Yes, imagine that? I had the temerity to feel sorry for the Future King of England, and not once or twice, but through most of our respective lives.
I felt sorry for him the entire time and still do.

He's just a pawn on a larger chess board, a man thrust into an impossible role.

And all this, too, plays into our objection to Monarchy, in an argument that is now several hundred years old. We find monarchy to be cruel and forever unrealistic, because it forces a man to wear God's shoes.

It's cruel to the Monarch and the Monarch-to-be for all the reasons just enumerated and a great many more.

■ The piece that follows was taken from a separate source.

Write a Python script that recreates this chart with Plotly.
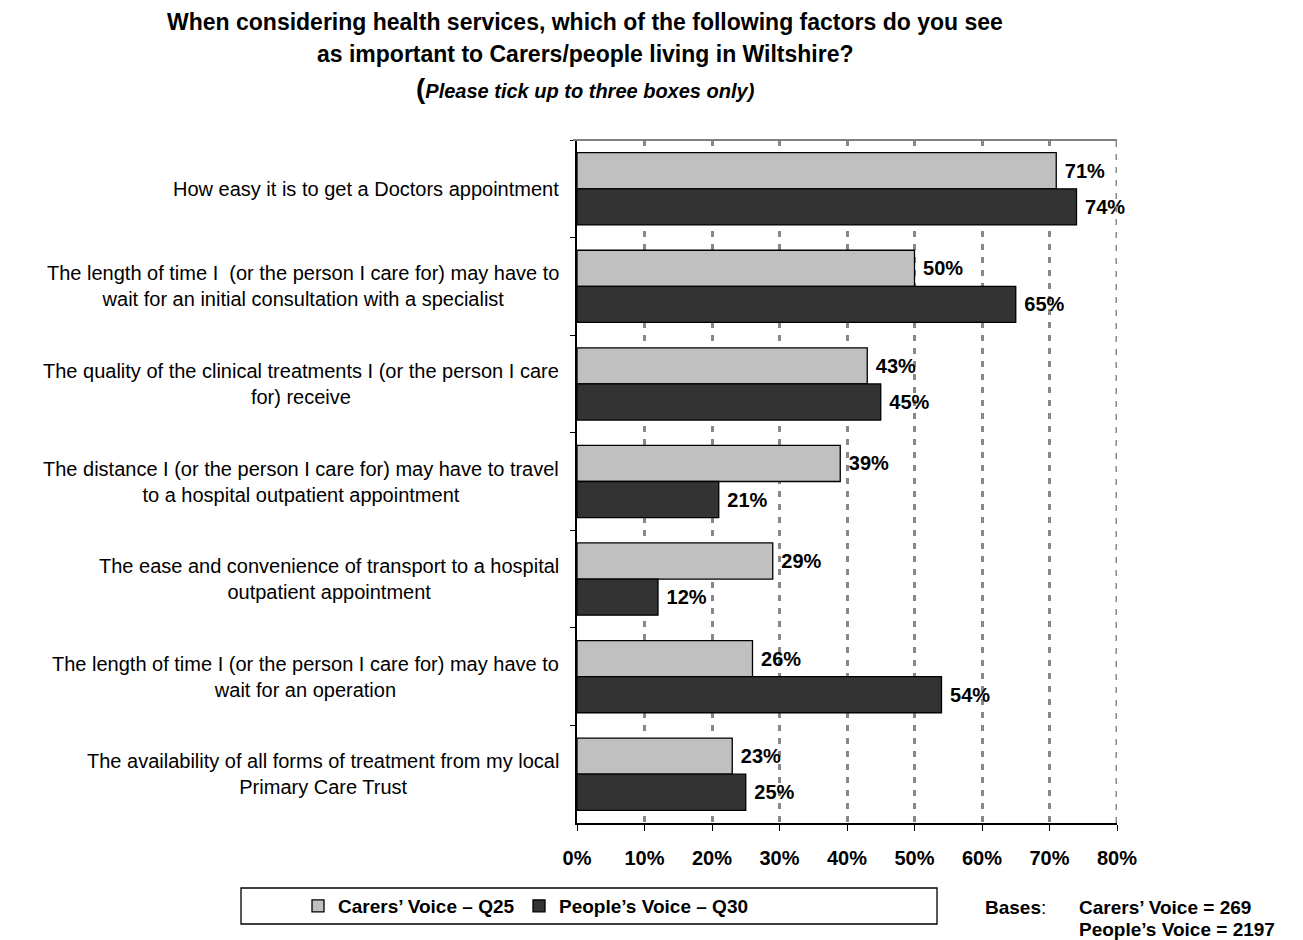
import plotly.graph_objects as go

# Survey factors (top to bottom) and the share of respondents choosing each
factors = [
    "How easy it is to get a Doctors appointment",
    "The length of time I  (or the person I care for) may have to<br>wait for an initial consultation with a specialist",
    "The quality of the clinical treatments I (or the person I care<br>for) receive",
    "The distance I (or the person I care for) may have to travel<br>to a hospital outpatient appointment",
    "The ease and convenience of transport to a hospital<br>outpatient appointment",
    "The length of time I (or the person I care for) may have to<br>wait for an operation",
    "The availability of all forms of treatment from my local<br>Primary Care Trust",
]
carers_q25 = [71, 50, 43, 39, 29, 26, 23]
people_q30 = [74, 65, 45, 21, 12, 54, 25]
x_ticks = [0, 10, 20, 30, 40, 50, 60, 70, 80]
x_tick_labels = [f"{v}%" for v in x_ticks]

FONT = "Liberation Sans, Arial, sans-serif"

# plot area in pixels: x 577..1117, y 140..823
def px_x(p):
    return (p - 577) / 540


def px_y(p):
    return (823 - p) / 683


fig = go.Figure()
fig.add_trace(go.Bar(
    name="Carers’ Voice – Q25", y=factors, x=carers_q25, orientation="h",
    marker=dict(color="#C0C0C0", line=dict(color="#000000", width=1.3)),
    text=[f" {v}%" for v in carers_q25], textposition="outside",
    textfont=dict(family=FONT, size=20, color="#000000", weight="bold"),
    cliponaxis=False, constraintext="none", legend="legend",
))
fig.add_trace(go.Bar(
    name="People’s Voice – Q30", y=factors, x=people_q30, orientation="h",
    marker=dict(color="#333333", line=dict(color="#000000", width=1.3)),
    text=[f" {v}%" for v in people_q30], textposition="outside",
    textfont=dict(family=FONT, size=20, color="#000000", weight="bold"),
    cliponaxis=False, constraintext="none", legend="legend2",
))

annotations = []
# Category labels, centred multi-line text to the left of the axis
for f in factors:
    annotations.append(dict(
        x=0, xref="paper", y=f, yref="y", xanchor="right", yanchor="middle",
        xshift=-16, text=f, showarrow=False, align="center",
        font=dict(family=FONT, size=20, color="#000000"),
    ))

# Title lines
title_lines = [
    ("<b>When considering health services, which of the following factors do you see</b>", 22, 23),
    ("<b>as important to Carers/people living in Wiltshire?</b>", 54, 23),
    ("<b><span style='font-size:28px'>(</span><i>Please tick up to three boxes only)</i></b>", 88, 20),
]
for txt, ypx, size in title_lines:
    annotations.append(dict(
        x=px_x(585), xref="paper", y=px_y(ypx), yref="paper",
        xanchor="center", yanchor="middle", text=txt, showarrow=False,
        font=dict(family=FONT, size=size, color="#000000"),
    ))

# Sample bases note
annotations.append(dict(
    x=px_x(983), xref="paper", y=px_y(907), yref="paper",
    xanchor="left", yanchor="middle", text="<b>Bases</b>:", showarrow=False,
    font=dict(family=FONT, size=19, color="#000000"),
))
for txt, ypx in [("<b>Carers’ Voice = 269</b>", 907), ("<b>People’s Voice = 2197</b>", 929)]:
    annotations.append(dict(
        x=px_x(1077), xref="paper", y=px_y(ypx), yref="paper",
        xanchor="left", yanchor="middle", text=txt, showarrow=False,
        font=dict(family=FONT, size=19, color="#000000"),
    ))

shapes = [
    # grey frame along the top of the plot area
    dict(type="line", xref="paper", yref="paper", x0=px_x(573), x1=1, y0=1, y1=1,
         line=dict(color="#808080", width=2)),
    # dashed right-hand frame at 80%
    dict(type="line", xref="x", yref="paper", x0=80, x1=80, y0=0, y1=1,
         line=dict(color="#888888", width=3, dash="6px,7px")),
    # box around the legend
    dict(type="rect", xref="paper", yref="paper",
         x0=px_x(241), x1=px_x(937), y0=px_y(924), y1=px_y(888),
         line=dict(color="#000000", width=1.3), fillcolor="rgba(0,0,0,0)"),
]

legend_style = dict(
    orientation="h", xanchor="left", yanchor="middle", y=px_y(906),
    font=dict(family=FONT, size=19, color="#000000", weight="bold"),
    bgcolor="rgba(0,0,0,0)", borderwidth=0,
)

fig.update_layout(
    width=1303, height=940,
    margin=dict(l=577, r=186, t=140, b=117),
    paper_bgcolor="#FFFFFF", plot_bgcolor="#FFFFFF",
    barmode="group", bargap=0.26, bargroupgap=0,
    font=dict(family=FONT, color="#000000"),
    showlegend=True,
    legend=dict(x=px_x(298), **legend_style),
    legend2=dict(x=px_x(519), **legend_style),
    annotations=annotations,
    shapes=shapes,
)

fig.update_xaxes(
    range=[0, 80], tickvals=x_ticks, ticktext=x_tick_labels,
    showgrid=True, gridcolor="#888888", gridwidth=3, griddash="6px,7px",
    zeroline=False, showline=True, linecolor="#000000", linewidth=1.5,
    ticks="outside", ticklen=6, tickcolor="#000000",
    tickfont=dict(family=FONT, size=20, color="#000000", weight="bold"),
    ticklabelstandoff=10,
)
fig.update_yaxes(
    type="category", autorange="reversed", tickson="boundaries",
    showticklabels=False, showgrid=False, zeroline=False,
    showline=True, linecolor="#000000", linewidth=1.5,
    ticks="outside", ticklen=5, tickcolor="#000000",
)

fig.write_html("out.html")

It's cruel to the people in such a system, too, whether they know it or not.
They lapse into a state of permanent babyhood and dependency, waiting for the king or queen to tell them what to do and what to think ---and trying hard not to think of anything at all between the Royal Pronouncements.

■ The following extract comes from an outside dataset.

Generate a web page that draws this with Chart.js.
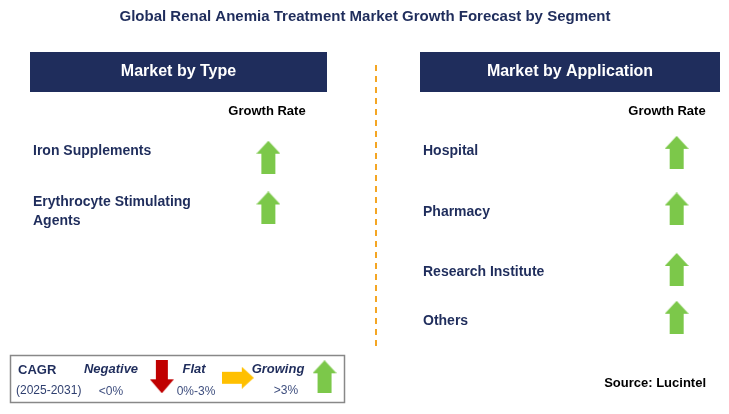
<!DOCTYPE html><html><head><meta charset="utf-8">
<script src="https://cdn.jsdelivr.net/npm/chart.js@4"></script>
<style>html,body{margin:0;background:#fff}#w{width:729px;height:414px}</style></head><body>
<div id="w"><canvas id="c"></canvas></div>
<script>
const title = "Global Renal Anemia Treatment Market Growth Forecast by Segment";
const typeSegments = [["Iron Supplements"], ["Erythrocyte Stimulating", "Agents"]];
const typeGrowth = ["growing", "growing"];
const appSegments = [["Hospital"], ["Pharmacy"], ["Research Institute"], ["Others"]];
const appGrowth = ["growing", "growing", "growing", "growing"];
const typeRowY = [156, 208];
const appRowY = [151, 209, 271, 320];
const appLabelY = [151, 212, 272, 321];

const NAVY = "#1f2d5c", GREEN = "#7cc84a", RED = "#c00000", YEL = "#ffc000";
function arrowImg(dir, color) {
  const c = document.createElement("canvas");
  const w = dir === "right" ? 32 : 24, h = dir === "right" ? 22 : 33;
  c.width = w; c.height = h;
  const g = c.getContext("2d"); g.fillStyle = color; g.beginPath();
  if (dir === "up") { g.moveTo(12,0); g.lineTo(24,13); g.lineTo(19,13); g.lineTo(19,33); g.lineTo(5,33); g.lineTo(5,13); g.lineTo(0,13); }
  else if (dir === "down") { g.moveTo(12,33); g.lineTo(24,19); g.lineTo(18,19); g.lineTo(18,0); g.lineTo(6,0); g.lineTo(6,19); g.lineTo(0,19); }
  else { g.moveTo(32,11); g.lineTo(20,0); g.lineTo(20,5); g.lineTo(0,5); g.lineTo(0,17); g.lineTo(20,17); g.lineTo(20,22); }
  g.closePath(); g.fill(); return c;
}
const styleFor = { growing: arrowImg("up", GREEN), flat: arrowImg("right", YEL), negative: arrowImg("down", RED) };

const overlay = {
  id: "overlay",
  beforeDatasetsDraw(chart) {
    const g = chart.ctx; g.save();
    g.textBaseline = "middle";
    g.fillStyle = NAVY; g.font = "bold 15px Arial, 'Liberation Sans'"; g.textAlign = "center";
    g.fillText(title, 365, 17);
    [[30, 327, "Market by Type"], [420, 720, "Market by Application"]].forEach(([a, b, t]) => {
      g.fillStyle = NAVY; g.fillRect(a, 52, b - a, 40);
      g.fillStyle = "#fff"; g.font = "bold 16px Arial, 'Liberation Sans'"; g.fillText(t, (a + b) / 2, 72);
    });
    g.fillStyle = "#000"; g.font = "bold 13px Arial, 'Liberation Sans'";
    g.fillText("Growth Rate", 267, 111); g.fillText("Growth Rate", 667, 111);
    g.textAlign = "left"; g.fillStyle = NAVY; g.font = "bold 14px Arial, 'Liberation Sans'";
    typeSegments.forEach((s, i) => s.forEach((l, j) => g.fillText(l, 33, typeRowY[i] - 5 - (s.length - 1) * 1 + j * 19)));
    appSegments.forEach((s, i) => s.forEach((l, j) => g.fillText(l, 423, appLabelY[i] + j * 19)));
    g.strokeStyle = "#f4a623"; g.lineWidth = 2; g.setLineDash([6, 5]);
    g.beginPath(); g.moveTo(376, 65); g.lineTo(376, 350); g.stroke(); g.setLineDash([]);
    g.strokeStyle = "#888"; g.lineWidth = 1.5; g.strokeRect(10.5, 355.5, 334, 47);
    g.fillStyle = NAVY; g.font = "bold 13px Arial, 'Liberation Sans'"; g.fillText("CAGR", 18, 370);
    g.fillStyle = "#2f3f6f"; g.font = "12px Arial, 'Liberation Sans'"; g.fillText("(2025-2031)", 16, 391);
    g.fillStyle = NAVY; g.font = "bold italic 13px Arial, 'Liberation Sans'"; g.textAlign = "center";
    g.fillText("Negative", 111, 369); g.fillText("Flat", 194, 369); g.fillText("Growing", 278, 369);
    g.fillStyle = "#3f4f7f"; g.font = "12px Arial, 'Liberation Sans'";
    g.fillText("<0%", 111, 392); g.fillText("0%-3%", 196, 392); g.fillText(">3%", 286, 391);
    g.fillStyle = "#000"; g.font = "bold 13px Arial, 'Liberation Sans'"; g.textAlign = "right";
    g.fillText("Source: Lucintel", 706, 383);
    g.restore();
  }
};

const data = [
  ...typeGrowth.map((k, i) => ({ x: 267, y: typeRowY[i], s: k })),
  ...appGrowth.map((k, i) => ({ x: 681, y: appRowY[i], s: k })),
];
const legend = [{ x: 159, y: 381, s: "negative" }, { x: 236, y: 382, s: "flat" }, { x: 324, y: 381, s: "growing" }];

new Chart(document.getElementById("c"), {
  type: "scatter",
  data: { datasets: [
    { data, pointStyle: data.map(d => styleFor[d.s]) },
    { data: legend, pointStyle: legend.map(d => styleFor[d.s]) }
  ] },
  options: {
    responsive: true, maintainAspectRatio: false, animation: false,
    layout: { padding: 0 },
    plugins: { legend: { display: false }, tooltip: { enabled: false } },
    scales: {
      x: { type: "linear", min: 0, max: 729, display: false },
      y: { type: "linear", min: 0, max: 414, reverse: true, display: false }
    }
  },
  plugins: [overlay]
});
</script></body></html>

Just remember The Royal Family and all the difficulty they endured on Royal Hat Day. Would the Queen wear blue or pink? And spread that out over an entire population, waiting for word from the palace.

We were once kings and queens ourselves, as our lineage attests, and it was no fun for anyone and no sane system to live by. A wise and kind and sober king can easily be followed by a raving lunatic.

Better we thought, both now and then, if the Hebrews had just left Samuel alone, and left kingship to God, and a greater portion of self-responsibility to each and every one of us.

I suppose that motherhood and kingship are not that far apart: grueling schedules and brutal amounts of work figure heavily in both, privation of the self and duty forevermore.

Yet, as a Mother, you have the latitude to choose your battles. You can set your own sails and weather the storms and learn to share it all, right side up and upside down, together. You can build solid relationships with your children, where love is always the greater part -- but a king must always stand alone, taking what small pleasures there may be in such loneliness, and governing his life accordingly.

May we all be blessed in this coming year and may happiness come out of all this unrest.